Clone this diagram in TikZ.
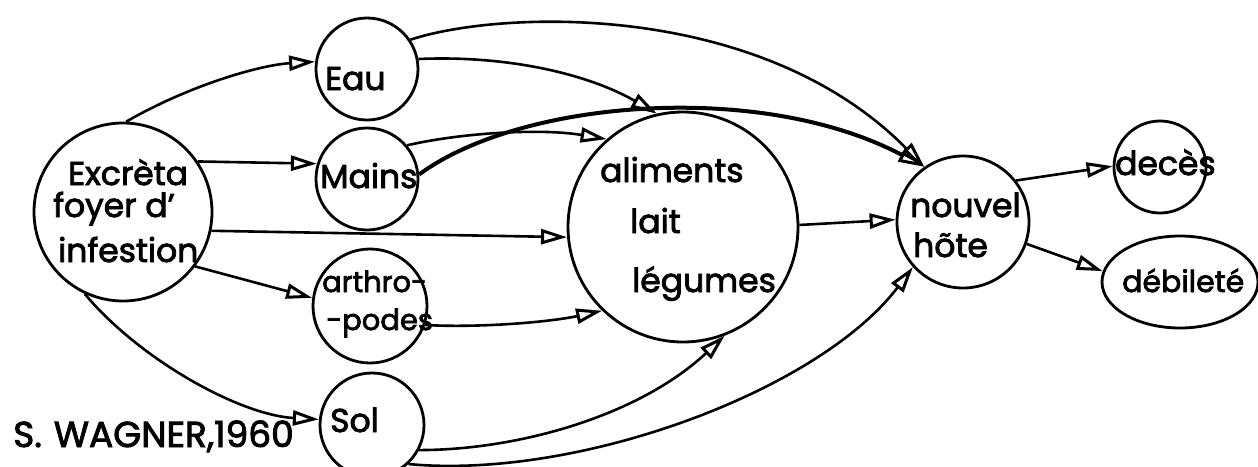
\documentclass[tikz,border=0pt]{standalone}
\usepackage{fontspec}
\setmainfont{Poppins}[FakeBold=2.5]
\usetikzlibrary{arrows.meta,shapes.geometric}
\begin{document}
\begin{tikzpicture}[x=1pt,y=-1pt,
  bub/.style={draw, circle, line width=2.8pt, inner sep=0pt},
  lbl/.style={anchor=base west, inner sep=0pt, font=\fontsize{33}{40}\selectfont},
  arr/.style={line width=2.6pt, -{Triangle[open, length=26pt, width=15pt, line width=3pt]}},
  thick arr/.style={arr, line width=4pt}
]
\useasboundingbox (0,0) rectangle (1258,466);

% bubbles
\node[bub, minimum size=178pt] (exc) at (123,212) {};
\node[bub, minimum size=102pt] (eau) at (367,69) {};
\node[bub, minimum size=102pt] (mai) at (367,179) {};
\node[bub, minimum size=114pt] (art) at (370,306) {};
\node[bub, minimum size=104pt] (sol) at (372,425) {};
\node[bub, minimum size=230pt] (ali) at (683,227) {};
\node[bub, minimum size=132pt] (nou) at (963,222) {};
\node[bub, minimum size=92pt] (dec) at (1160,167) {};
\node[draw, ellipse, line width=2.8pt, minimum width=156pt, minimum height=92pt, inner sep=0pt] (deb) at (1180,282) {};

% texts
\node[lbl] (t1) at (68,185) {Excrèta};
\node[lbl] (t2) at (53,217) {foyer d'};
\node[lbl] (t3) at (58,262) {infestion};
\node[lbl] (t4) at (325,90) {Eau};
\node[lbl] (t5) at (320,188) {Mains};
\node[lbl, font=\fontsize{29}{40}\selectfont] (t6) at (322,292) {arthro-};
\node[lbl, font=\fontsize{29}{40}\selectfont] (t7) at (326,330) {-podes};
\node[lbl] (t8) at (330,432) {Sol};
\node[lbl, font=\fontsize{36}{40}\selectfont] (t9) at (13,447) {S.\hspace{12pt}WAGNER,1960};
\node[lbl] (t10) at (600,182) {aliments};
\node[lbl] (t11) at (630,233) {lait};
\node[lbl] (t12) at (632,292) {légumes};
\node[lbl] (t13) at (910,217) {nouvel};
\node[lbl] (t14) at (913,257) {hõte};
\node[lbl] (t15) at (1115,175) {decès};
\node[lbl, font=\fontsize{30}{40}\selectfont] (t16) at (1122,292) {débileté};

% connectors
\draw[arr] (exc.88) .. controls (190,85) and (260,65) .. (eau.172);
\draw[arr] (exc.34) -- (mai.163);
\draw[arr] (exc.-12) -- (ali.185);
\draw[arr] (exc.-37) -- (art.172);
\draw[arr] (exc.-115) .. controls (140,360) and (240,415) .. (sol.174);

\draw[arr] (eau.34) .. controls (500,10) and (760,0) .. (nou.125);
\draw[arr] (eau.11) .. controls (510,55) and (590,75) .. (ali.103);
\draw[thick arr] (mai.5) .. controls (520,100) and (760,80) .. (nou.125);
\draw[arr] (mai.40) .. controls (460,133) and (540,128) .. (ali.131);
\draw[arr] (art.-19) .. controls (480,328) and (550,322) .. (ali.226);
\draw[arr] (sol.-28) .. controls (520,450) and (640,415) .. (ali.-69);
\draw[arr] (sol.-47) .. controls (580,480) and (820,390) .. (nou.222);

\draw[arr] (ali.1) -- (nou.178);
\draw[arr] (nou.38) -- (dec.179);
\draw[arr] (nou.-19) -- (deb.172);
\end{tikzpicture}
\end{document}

★ ★ ★ ★ ★ ★ ★

Print the listing above in full, exactly as written. Omit any pictures.

#### Exercise answer
Clone this diagram in TikZ.
\documentclass[tikz,border=0pt]{standalone}
\usepackage{fontspec}
\setmainfont{Poppins}[FakeBold=2.5]
\usetikzlibrary{arrows.meta,shapes.geometric}
\begin{document}
\begin{tikzpicture}[x=1pt,y=-1pt,
  bub/.style={draw, circle, line width=2.8pt, inner sep=0pt},
  lbl/.style={anchor=base west, inner sep=0pt, font=\fontsize{33}{40}\selectfont},
  arr/.style={line width=2.6pt, -{Triangle[open, length=26pt, width=15pt, line width=3pt]}},
  thick arr/.style={arr, line width=4pt}
]
\useasboundingbox (0,0) rectangle (1258,466);

% bubbles
\node[bub, minimum size=178pt] (exc) at (123,212) {};
\node[bub, minimum size=102pt] (eau) at (367,69) {};
\node[bub, minimum size=102pt] (mai) at (367,179) {};
\node[bub, minimum size=114pt] (art) at (370,306) {};
\node[bub, minimum size=104pt] (sol) at (372,425) {};
\node[bub, minimum size=230pt] (ali) at (683,227) {};
\node[bub, minimum size=132pt] (nou) at (963,222) {};
\node[bub, minimum size=92pt] (dec) at (1160,167) {};
\node[draw, ellipse, line width=2.8pt, minimum width=156pt, minimum height=92pt, inner sep=0pt] (deb) at (1180,282) {};

% texts
\node[lbl] (t1) at (68,185) {Excrèta};
\node[lbl] (t2) at (53,217) {foyer d'};
\node[lbl] (t3) at (58,262) {infestion};
\node[lbl] (t4) at (325,90) {Eau};
\node[lbl] (t5) at (320,188) {Mains};
\node[lbl, font=\fontsize{29}{40}\selectfont] (t6) at (322,292) {arthro-};
\node[lbl, font=\fontsize{29}{40}\selectfont] (t7) at (326,330) {-podes};
\node[lbl] (t8) at (330,432) {Sol};
\node[lbl, font=\fontsize{36}{40}\selectfont] (t9) at (13,447) {S.\hspace{12pt}WAGNER,1960};
\node[lbl] (t10) at (600,182) {aliments};
\node[lbl] (t11) at (630,233) {lait};
\node[lbl] (t12) at (632,292) {légumes};
\node[lbl] (t13) at (910,217) {nouvel};
\node[lbl] (t14) at (913,257) {hõte};
\node[lbl] (t15) at (1115,175) {decès};
\node[lbl, font=\fontsize{30}{40}\selectfont] (t16) at (1122,292) {débileté};

% connectors
\draw[arr] (exc.88) .. controls (190,85) and (260,65) .. (eau.172);
\draw[arr] (exc.34) -- (mai.163);
\draw[arr] (exc.-12) -- (ali.185);
\draw[arr] (exc.-37) -- (art.172);
\draw[arr] (exc.-115) .. controls (140,360) and (240,415) .. (sol.174);

\draw[arr] (eau.34) .. controls (500,10) and (760,0) .. (nou.125);
\draw[arr] (eau.11) .. controls (510,55) and (590,75) .. (ali.103);
\draw[thick arr] (mai.5) .. controls (520,100) and (760,80) .. (nou.125);
\draw[arr] (mai.40) .. controls (460,133) and (540,128) .. (ali.131);
\draw[arr] (art.-19) .. controls (480,328) and (550,322) .. (ali.226);
\draw[arr] (sol.-28) .. controls (520,450) and (640,415) .. (ali.-69);
\draw[arr] (sol.-47) .. controls (580,480) and (820,390) .. (nou.222);

\draw[arr] (ali.1) -- (nou.178);
\draw[arr] (nou.38) -- (dec.179);
\draw[arr] (nou.-19) -- (deb.172);
\end{tikzpicture}
\end{document}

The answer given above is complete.